Adaptive Large Neighborhood Search (ALNS) is a widely used heuristic method for solving combinatorial optimization problems. ALNS explores the solution space by iteratively using destroy and repair operators with probabilities, which are adjusted by an adaptive mechanism to find optimal solutions. However, the classic ALNS adaptive mechanism does not consider the interaction between destroy and repair operators when selecting them. To overcome this limitation, this study proposes a novel adaptive mechanism. This mechanism enhances the adaptability of the algorithm through a Dual Actor-Critic (DAC) model, which fully considers the fact that the quality of new solutions is jointly determined by the destroy and repair operators. It effectively utilizes the interaction between these operators during the weight adjustment process, greatly improving the adaptability of the ALNS algorithm. In this mechanism, the destroy and repair processes are modeled as independent Markov Decision Processes to guide the selection of operators more accurately. Furthermore, we use Graph Neural Networks to extract key features from problem instances and perform effective aggregation and normalization to enhance the algorithm's transferability to different sizes and characteristics of problems. Through a series of experiments, we demonstrate that the proposed DAC-ALNS algorithm significantly improves solution efficiency and exhibits excellent transferability.
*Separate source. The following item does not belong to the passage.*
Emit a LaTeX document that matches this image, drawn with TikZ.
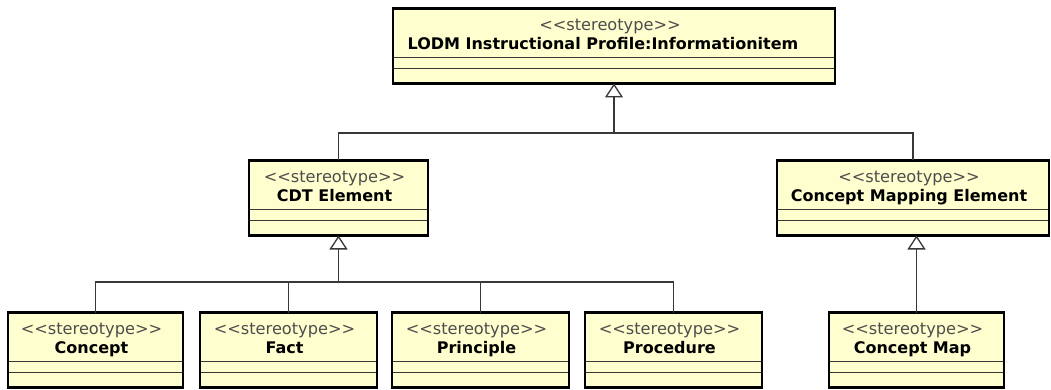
\documentclass[tikz,border=0pt]{standalone}
\usepackage{fontspec}
\newfontfamily\umlfont{DejaVu Sans}
\usetikzlibrary{arrows.meta,calc}
\definecolor{clsfill}{HTML}{FEFECE}
\definecolor{stgray}{HTML}{4D4D4D}
\definecolor{lngray}{HTML}{383838}
\tikzset{
  cls/.style={draw=black, fill=clsfill, line width=2.6pt, minimum height=75pt, inner sep=0pt, outer sep=0pt},
  compart/.style={draw=lngray, line width=1.3pt},
  stereo/.style={font=\umlfont\fontsize{16.2}{19}\selectfont, text=stgray, anchor=base, inner sep=0pt},
  clsname/.style={font=\umlfont\bfseries\fontsize{16}{19}\selectfont, anchor=base, inner sep=0pt},
  link/.style={draw=lngray, line width=1.3pt},
  gen/.style={link, -{Triangle[open, width=18pt, length=14pt, fill=white]}},
}
\begin{document}
\begin{tikzpicture}[x=1pt,y=-1pt]
\useasboundingbox (0,0) rectangle (1051,390);
% classes
\foreach \id/\cx/\cy/\w/\dx/\lbl in {
    top/614/46/442/-11/{LODM Instructional Profile:Informationitem},
    cdt/338.5/198/179/-4/{CDT Element},
    cme/913/198/272/-4/{Concept Mapping Element},
    concept/95.5/350/175/-4/{Concept},
    fact/288.5/350/177/-4/{Fact},
    principle/480.5/350/177/-4/{Principle},
    procedure/673.5/350/177/-4/{Procedure},
    cmap/916.5/350/175/-4/{Concept Map}}{
  \node[cls, minimum width=\w pt] (\id) at (\cx,\cy) {};
  \draw[compart] ([xshift=1.3pt,yshift=26pt]\id.south west) -- ([xshift=-1.3pt,yshift=26pt]\id.south east);
  \draw[compart] ([xshift=1.3pt,yshift=15pt]\id.south west) -- ([xshift=-1.3pt,yshift=15pt]\id.south east);
  \node[stereo] (\id-st) at ([xshift=-4pt,yshift=-22pt]\id.north) {<<stereotype>>};
  \node[clsname] (\id-nm) at ([xshift=\dx pt,yshift=-41pt]\id.north) {\lbl};
}
% generalizations
\coordinate (topbar) at (614,133);
\coordinate (cdtbar) at (338.5,282);
\draw[link] (cdt.north) |- (topbar);
\draw[link] (cme.north) |- (topbar);
\draw[gen] (topbar) -- (top.south);
\foreach \c in {concept,fact,principle,procedure}
  \draw[link] (\c.north) |- (cdtbar);
\draw[gen] (cdtbar) -- (cdt.south);
\draw[gen] (cmap.north) -- (cmap.north |- cme.south);
\end{tikzpicture}
\end{document}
翻译：自适应大邻域搜索（ALNS）是一种广泛应用于组合优化问题求解的启发式方法。该方法通过迭代使用具有概率的破坏与修复算子来探索解空间，其概率由自适应机制进行调整以寻找最优解。然而，经典ALNS的自适应机制在选择算子时未考虑破坏算子与修复算子之间的交互作用。为克服这一局限，本研究提出了一种新型自适应机制。该机制通过双Actor-Critic（DAC）模型增强算法的自适应性，充分考虑了新解质量由破坏与修复算子共同决定的事实，在权重调整过程中有效利用算子间的交互作用，显著提升了ALNS算法的适应能力。在此机制中，破坏过程与修复过程被建模为独立的马尔可夫决策过程，以更精确地指导算子选择。此外，我们采用图神经网络从问题实例中提取关键特征，并进行有效的聚合与归一化处理，从而增强算法对不同规模及特征问题的可迁移性。通过一系列实验，我们证明所提出的DAC-ALNS算法在求解效率上取得显著提升，并展现出优异的可迁移性能。